Formatting data in sql

I have few tables and basically I'm working out on telerik reports. The structure and the sample data I have is given below:
IF EXISTS(SELECT 1 FROM sys.tables WHERE object_id = OBJECT_ID('Leave'))
BEGIN;
DROP TABLE [Leave];
END;
GO
IF EXISTS(SELECT 1 FROM sys.tables WHERE object_id = OBJECT_ID('Addition'))
BEGIN;
DROP TABLE [Addition];
END;
GO
IF EXISTS(SELECT 1 FROM sys.tables WHERE object_id = OBJECT_ID('Deduction'))
BEGIN;
DROP TABLE [Deduction];
END;
GO
IF EXISTS(SELECT 1 FROM sys.tables WHERE object_id = OBJECT_ID('EmployeeInfo'))
BEGIN;
DROP TABLE [EmployeeInfo];
END;
GO
CREATE TABLE [EmployeeInfo] (
[EmpID] INT NOT NULL PRIMARY KEY,
[EmployeeName] VARCHAR(255)
);
CREATE TABLE [Addition] (
[AdditionID] INT NOT NULL PRIMARY KEY,
[AdditionType] VARCHAR(255),
[Amount] VARCHAR(255),
[EmpID] INT FOREIGN KEY REFERENCES EmployeeInfo(EmpID)
);
CREATE TABLE [Deduction] (
[DeductionID] INT NOT NULL PRIMARY KEY,
[DeductionType] VARCHAR(255),
[Amount] VARCHAR(255),
[EmpID] INT FOREIGN KEY REFERENCES EmployeeInfo(EmpID)
);
CREATE TABLE [Leave] (
[LeaveID] INT NOT NULL PRIMARY KEY,
[LeaveType] VARCHAR(255) NULL,
[DateFrom] VARCHAR(255),
[DateTo] VARCHAR(255),
[Approved] Binary,
[EmpID] INT FOREIGN KEY REFERENCES EmployeeInfo(EmpID)
);
GO
INSERT INTO EmployeeInfo([EmpID], [EmployeeName]) VALUES
(1, 'Marcia'),
(2, 'Lacey'),
(3, 'Fay'),
(4, 'Mohammad'),
(5, 'Mike')
INSERT INTO Addition([AdditionID], [AdditionType], [Amount], [EmpID]) VALUES
(1, 'Bonus', '2000', 2),
(2, 'Increment', '5000', 5)
INSERT INTO Deduction([DeductionID], [DeductionType], [Amount], [EmpID]) VALUES
(1, 'Late Deductions', '2000', 4),
(2, 'Delayed Project Completion', '5000', 1)

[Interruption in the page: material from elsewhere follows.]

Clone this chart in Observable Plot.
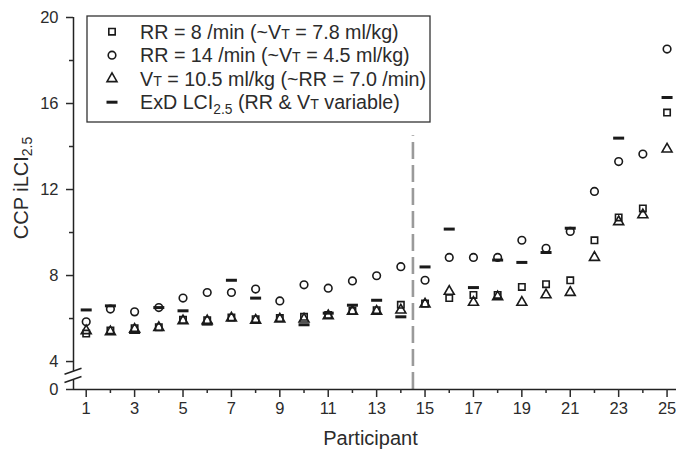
<!DOCTYPE html>
<html><head><meta charset="utf-8">
<script src="https://cdn.jsdelivr.net/npm/d3@7"></script>
<script src="https://cdn.jsdelivr.net/npm/@observablehq/plot@0.6"></script>
<style>
html,body{margin:0;padding:0;background:#fff;}
#chart{position:relative;width:676px;height:455px;}
svg{font-family:"Liberation Sans",Arial,sans-serif;}
</style></head><body><div id="chart"></div>
<script>
// ---- data ----
const participants = [1,2,3,4,5,6,7,8,9,10,11,12,13,14,15,16,17,18,19,20,21,22,23,24,25];
const rr8   = [5.30,5.45,5.55,5.60,5.94,5.92,6.05,5.97,6.02,6.08,6.17,6.36,6.39,6.64,6.70,6.95,7.10,7.10,7.47,7.60,7.78,9.64,10.70,11.12,15.58];
const rr14  = [5.85,6.44,6.31,6.51,6.95,7.21,7.21,7.37,6.82,7.57,7.41,7.75,7.99,8.41,7.78,8.84,8.84,8.84,9.64,9.27,10.05,11.91,13.30,13.65,18.53];
const vt105 = [5.43,5.38,5.50,5.58,5.89,5.89,6.02,5.92,5.97,5.97,6.13,6.33,6.33,6.39,6.67,7.26,6.75,7.01,6.75,7.10,7.21,8.84,10.50,10.82,13.88];
const exd   = [6.40,6.59,5.35,6.51,6.36,5.74,7.78,6.95,null,5.71,6.25,6.62,6.85,6.08,8.40,10.16,7.44,8.72,8.61,9.07,10.20,null,14.39,null,16.28];

const legendLabels = [
  "RR = 8 /min (~V{T} = 7.8 ml/kg)",
  "RR = 14 /min (~V{T} = 4.5 ml/kg)",
  "V{T} = 10.5 ml/kg (~RR = 7.0 /min)",
  "ExD LCI_{2.5} (RR & V{T} variable)"
];
const yLabel = "CCP iLCI_{2.5}";
const xLabel = "Participant";

const yTickValues = [2.7, 4, 8, 12, 16, 20];
const yTickLabels = ["0", "4", "8", "12", "16", "20"];
const yMinorTicks = [6, 10, 14, 18];
const xMajorTicks = [1,3,5,7,9,11,13,15,17,19,21,23,25];
const xMinorTicks = [2,4,6,8,10,12,14,16,18,20,22,24];
const dividerAt = [14.5];
const dividerTop = 14.5;
const xDomain = [0.475, 25.39];
const yDomain = [2.7, 20];
const yBreak = [3.12, 3.55];

// ---- build ----
const rows = participants.map((p, i) => ({p, rr8: rr8[i], rr14: rr14[i], vt105: vt105[i], exd: exd[i]}));
const tickLabelMap = new Map(yTickValues.map((v, i) => [v, yTickLabels[i]]));

const dashSymbol = {
  draw(ctx) {
    const w = 11, h = 3;
    ctx.moveTo(-w/2, -h/2); ctx.lineTo(w/2, -h/2); ctx.lineTo(w/2, h/2); ctx.lineTo(-w/2, h/2); ctx.closePath();
  }
};
const ink = "#1a1a1a";
const symR = {square: 3.6, circle: 3.8, triangle: 3.7};

const chart = Plot.plot({
  width: 676, height: 455,
  marginTop: 17, marginBottom: 66, marginLeft: 73, marginRight: 0,
  style: {fontFamily: "'Liberation Sans', Arial, sans-serif", fontSize: "16.5px", color: "#2b2b2b", background: "white"},
  x: {domain: xDomain},
  y: {domain: yDomain},
  marks: [
    Plot.ruleX(dividerAt, {y1: yDomain[0], y2: dividerTop, stroke: "#9a9a9a", strokeWidth: 2.6, strokeDasharray: "17,6"}),
    Plot.ruleY([yDomain[0]], {stroke: "#222", strokeWidth: 1.5}),
    Plot.ruleX([{y1: yDomain[0], y2: yBreak[0]}, {y1: yBreak[1], y2: yDomain[1]}], {x: () => xDomain[0], y1: "y1", y2: "y2", stroke: "#222", strokeWidth: 1.5}),
    Plot.axisY({ticks: yTickValues, tickFormat: d => tickLabelMap.get(d), tickSize: 7, tickPadding: 8, fontSize: 16.5, strokeWidth: 1.5, label: null}),
    Plot.axisY({ticks: yMinorTicks, tickFormat: () => "", tickSize: 4, strokeWidth: 1.5, label: null}),
    Plot.axisX({ticks: xMajorTicks, tickFormat: d => String(d), tickSize: 8, tickPadding: 5, fontSize: 16.5, strokeWidth: 1.5, label: null}),
    Plot.axisX({ticks: xMinorTicks, tickFormat: () => "", tickSize: 4, strokeWidth: 1.5, label: null}),
    Plot.dot(rows, {x: "p", y: "rr8", symbol: "square", r: symR.square, stroke: ink, strokeWidth: 1.6, fill: "none"}),
    Plot.dot(rows, {x: "p", y: "rr14", symbol: "circle", r: symR.circle, stroke: ink, strokeWidth: 1.6, fill: "none"}),
    Plot.dot(rows, {x: "p", y: "vt105", symbol: "triangle", r: symR.triangle, stroke: ink, strokeWidth: 1.6, fill: "none"}),
    Plot.dot(rows, {x: "p", y: "exd", symbol: dashSymbol, r: 4, fill: ink, stroke: "none"})
  ]
});
document.getElementById("chart").appendChild(chart);

// ---- rich text helper ----
function richText(textSel, str) {
  const re = /_\{([^}]*)\}|\{([^}]*)\}|([^{_]+)/g;
  let m, lowered = false;
  while ((m = re.exec(str)) !== null) {
    if (m[1] !== undefined) {
      textSel.append("tspan").attr("font-size", "0.7em").attr("dy", "0.32em").text(m[1]);
      lowered = true;
    } else if (m[2] !== undefined) {
      const t = textSel.append("tspan").attr("font-size", "0.72em").text(m[2]);
      if (lowered) { t.attr("dy", "-0.32em"); lowered = false; }
    } else {
      const t = textSel.append("tspan").text(m[3]);
      if (lowered) { t.attr("dy", "-0.224em"); lowered = false; }
    }
  }
}

const svg = d3.select(chart);
const sx = chart.scale("x"), sy = chart.scale("y");
const ax = sx.apply(xDomain[0]);

// axis break marks
[yBreak[0], yBreak[1]].forEach(v => {
  const cy = sy.apply(v) + (v === yBreak[0] ? -0.5 : 0.5);
  svg.append("line").attr("x1", ax - 8.5).attr("y1", cy + 3).attr("x2", ax + 8.5).attr("y2", cy - 3)
    .attr("stroke", "#222").attr("stroke-width", 1.5);
});

// axis titles
svg.append("text").attr("x", (sx.apply(xDomain[0]) + sx.apply(xDomain[1])) / 2 - 4).attr("y", 445)
  .attr("text-anchor", "middle").attr("font-size", 20).attr("fill", "#2b2b2b").text(xLabel);
const yl = svg.append("text").attr("transform", `translate(28,${(sy.apply(yDomain[0]) + sy.apply(yDomain[1])) / 2 - 15}) rotate(-90)`)
  .attr("text-anchor", "middle").attr("font-size", 20).attr("fill", "#2b2b2b");
richText(yl, yLabel);

// legend
const lg = svg.append("g").attr("text-anchor", "start");
lg.append("rect").attr("x", 87).attr("y", 16).attr("width", 343).attr("height", 106)
  .attr("fill", "white").attr("stroke", "#333").attr("stroke-width", 1.3);
const legendSymbols = [
  {type: d3.symbolSquare, r: symR.square, fill: "none", stroke: ink},
  {type: d3.symbolCircle, r: symR.circle, fill: "none", stroke: ink},
  {type: d3.symbolTriangle, r: symR.triangle, fill: "none", stroke: ink},
  {type: dashSymbol, r: 4, fill: ink, stroke: "none"}
];
legendLabels.forEach((lab, i) => {
  const cy = 31.7 + i * 23.5;
  const s = legendSymbols[i];
  lg.append("path").attr("transform", `translate(112,${cy})`)
    .attr("d", d3.symbol(s.type, s.r * s.r * Math.PI)())
    .attr("fill", s.fill).attr("stroke", s.stroke).attr("stroke-width", 1.6);
  const t = lg.append("text").attr("x", 140).attr("y", cy + 7).attr("text-anchor", "start")
    .attr("font-size", 19.7).attr("fill", "#2b2b2b");
  richText(t, lab);
});
</script></body></html>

INSERT INTO Leave([LeaveID],[LeaveType],[DateFrom],[DateTo], [Approved], [EmpID]) VALUES
(1, 'Annual Leave','2018-01-08 04:52:03','2018-01-10 20:30:53', 1, 1),
(2, 'Sick Leave','2018-02-10 03:34:41','2018-02-14 04:52:14', 1, 2),
(3, 'Casual Leave','2018-01-04 11:06:18','2018-01-05 04:11:00', 1, 3),
(4, 'Annual Leave','2018-01-17 17:09:34','2018-01-21 14:30:44', 1, 4),
(5, 'Casual Leave','2018-01-09 23:31:16','2018-01-12 15:11:17', 1, 3),
(6, 'Annual Leave','2018-02-16 18:01:03','2018-02-19 17:16:04', 1, 2)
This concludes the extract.